What is asked »
From the first line of the listing below to the line with "function pairs(xs, ys)", print each line exactly, and nothing more. Leave out the pictures.

Dataset content »
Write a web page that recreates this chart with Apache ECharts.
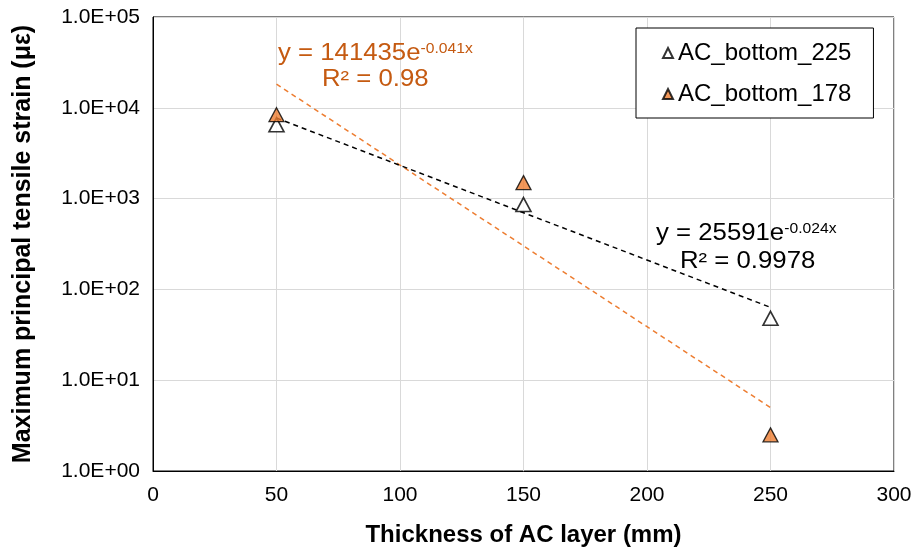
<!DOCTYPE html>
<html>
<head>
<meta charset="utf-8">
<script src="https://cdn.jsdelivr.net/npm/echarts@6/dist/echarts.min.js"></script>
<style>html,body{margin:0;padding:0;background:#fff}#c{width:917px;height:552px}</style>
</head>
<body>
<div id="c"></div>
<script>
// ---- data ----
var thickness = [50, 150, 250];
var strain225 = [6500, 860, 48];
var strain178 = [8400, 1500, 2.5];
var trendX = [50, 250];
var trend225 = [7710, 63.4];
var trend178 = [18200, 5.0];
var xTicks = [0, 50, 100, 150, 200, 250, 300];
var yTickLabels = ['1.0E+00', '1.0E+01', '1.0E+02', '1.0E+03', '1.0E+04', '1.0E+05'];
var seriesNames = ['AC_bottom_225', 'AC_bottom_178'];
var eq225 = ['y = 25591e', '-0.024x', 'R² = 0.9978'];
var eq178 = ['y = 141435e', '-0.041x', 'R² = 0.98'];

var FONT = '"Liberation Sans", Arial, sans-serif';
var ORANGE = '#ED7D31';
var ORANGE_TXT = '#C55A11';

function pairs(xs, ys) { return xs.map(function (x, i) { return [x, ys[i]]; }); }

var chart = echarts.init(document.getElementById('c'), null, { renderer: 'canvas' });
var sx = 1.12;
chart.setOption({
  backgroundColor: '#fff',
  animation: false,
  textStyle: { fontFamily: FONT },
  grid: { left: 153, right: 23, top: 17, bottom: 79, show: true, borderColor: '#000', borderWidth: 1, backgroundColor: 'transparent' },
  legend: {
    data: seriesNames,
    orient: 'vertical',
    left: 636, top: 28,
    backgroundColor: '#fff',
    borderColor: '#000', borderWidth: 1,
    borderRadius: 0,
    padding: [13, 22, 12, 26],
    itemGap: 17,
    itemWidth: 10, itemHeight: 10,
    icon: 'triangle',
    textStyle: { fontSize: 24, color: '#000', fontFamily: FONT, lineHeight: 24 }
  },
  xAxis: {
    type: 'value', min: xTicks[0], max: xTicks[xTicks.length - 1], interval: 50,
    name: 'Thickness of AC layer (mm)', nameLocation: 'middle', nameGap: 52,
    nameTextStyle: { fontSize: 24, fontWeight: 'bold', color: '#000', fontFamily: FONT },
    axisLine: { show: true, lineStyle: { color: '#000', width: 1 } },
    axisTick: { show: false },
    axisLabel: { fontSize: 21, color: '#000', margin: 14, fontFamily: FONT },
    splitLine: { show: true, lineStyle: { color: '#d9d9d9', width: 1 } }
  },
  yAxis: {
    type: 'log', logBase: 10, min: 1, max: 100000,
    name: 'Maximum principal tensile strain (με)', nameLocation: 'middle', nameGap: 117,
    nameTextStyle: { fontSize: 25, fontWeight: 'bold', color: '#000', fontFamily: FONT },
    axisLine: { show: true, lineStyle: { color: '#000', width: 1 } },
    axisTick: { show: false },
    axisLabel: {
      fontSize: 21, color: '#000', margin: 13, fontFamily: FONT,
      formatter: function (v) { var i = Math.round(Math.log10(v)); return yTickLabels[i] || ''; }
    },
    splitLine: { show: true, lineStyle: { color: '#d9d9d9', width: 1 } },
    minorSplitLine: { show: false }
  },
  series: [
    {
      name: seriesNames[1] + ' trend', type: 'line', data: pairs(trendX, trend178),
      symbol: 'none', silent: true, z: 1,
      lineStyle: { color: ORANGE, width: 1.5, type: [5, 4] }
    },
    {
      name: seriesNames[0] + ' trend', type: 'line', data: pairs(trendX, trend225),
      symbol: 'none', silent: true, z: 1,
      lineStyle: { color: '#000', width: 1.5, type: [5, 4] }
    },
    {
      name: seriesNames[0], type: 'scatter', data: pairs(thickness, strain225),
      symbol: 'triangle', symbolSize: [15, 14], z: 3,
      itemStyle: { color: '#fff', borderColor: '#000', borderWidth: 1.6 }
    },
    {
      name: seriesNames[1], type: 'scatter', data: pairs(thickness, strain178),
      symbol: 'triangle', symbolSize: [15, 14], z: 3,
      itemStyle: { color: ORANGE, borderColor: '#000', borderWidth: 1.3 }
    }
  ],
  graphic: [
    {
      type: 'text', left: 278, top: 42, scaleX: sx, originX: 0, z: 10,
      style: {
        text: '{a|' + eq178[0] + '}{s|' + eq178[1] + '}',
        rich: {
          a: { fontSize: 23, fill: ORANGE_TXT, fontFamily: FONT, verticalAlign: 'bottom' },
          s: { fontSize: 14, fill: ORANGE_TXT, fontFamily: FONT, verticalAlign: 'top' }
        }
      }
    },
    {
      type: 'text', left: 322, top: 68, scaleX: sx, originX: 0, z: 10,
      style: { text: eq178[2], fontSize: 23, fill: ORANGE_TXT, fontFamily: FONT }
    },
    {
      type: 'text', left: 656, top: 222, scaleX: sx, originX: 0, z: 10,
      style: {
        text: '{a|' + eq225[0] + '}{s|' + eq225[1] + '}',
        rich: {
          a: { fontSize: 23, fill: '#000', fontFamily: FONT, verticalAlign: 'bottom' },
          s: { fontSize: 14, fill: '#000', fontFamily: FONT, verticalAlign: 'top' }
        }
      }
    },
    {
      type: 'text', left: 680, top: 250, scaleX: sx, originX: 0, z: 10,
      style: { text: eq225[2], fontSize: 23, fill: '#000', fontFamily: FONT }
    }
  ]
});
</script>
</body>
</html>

Result of the task »
Write a web page that recreates this chart with Apache ECharts.
<!DOCTYPE html>
<html>
<head>
<meta charset="utf-8">
<script src="https://cdn.jsdelivr.net/npm/echarts@6/dist/echarts.min.js"></script>
<style>html,body{margin:0;padding:0;background:#fff}#c{width:917px;height:552px}</style>
</head>
<body>
<div id="c"></div>
<script>
// ---- data ----
var thickness = [50, 150, 250];
var strain225 = [6500, 860, 48];
var strain178 = [8400, 1500, 2.5];
var trendX = [50, 250];
var trend225 = [7710, 63.4];
var trend178 = [18200, 5.0];
var xTicks = [0, 50, 100, 150, 200, 250, 300];
var yTickLabels = ['1.0E+00', '1.0E+01', '1.0E+02', '1.0E+03', '1.0E+04', '1.0E+05'];
var seriesNames = ['AC_bottom_225', 'AC_bottom_178'];
var eq225 = ['y = 25591e', '-0.024x', 'R² = 0.9978'];
var eq178 = ['y = 141435e', '-0.041x', 'R² = 0.98'];

var FONT = '"Liberation Sans", Arial, sans-serif';
var ORANGE = '#ED7D31';
var ORANGE_TXT = '#C55A11';

function pairs(xs, ys) { return xs.map(function (x, i) { return [x, ys[i]]; }); }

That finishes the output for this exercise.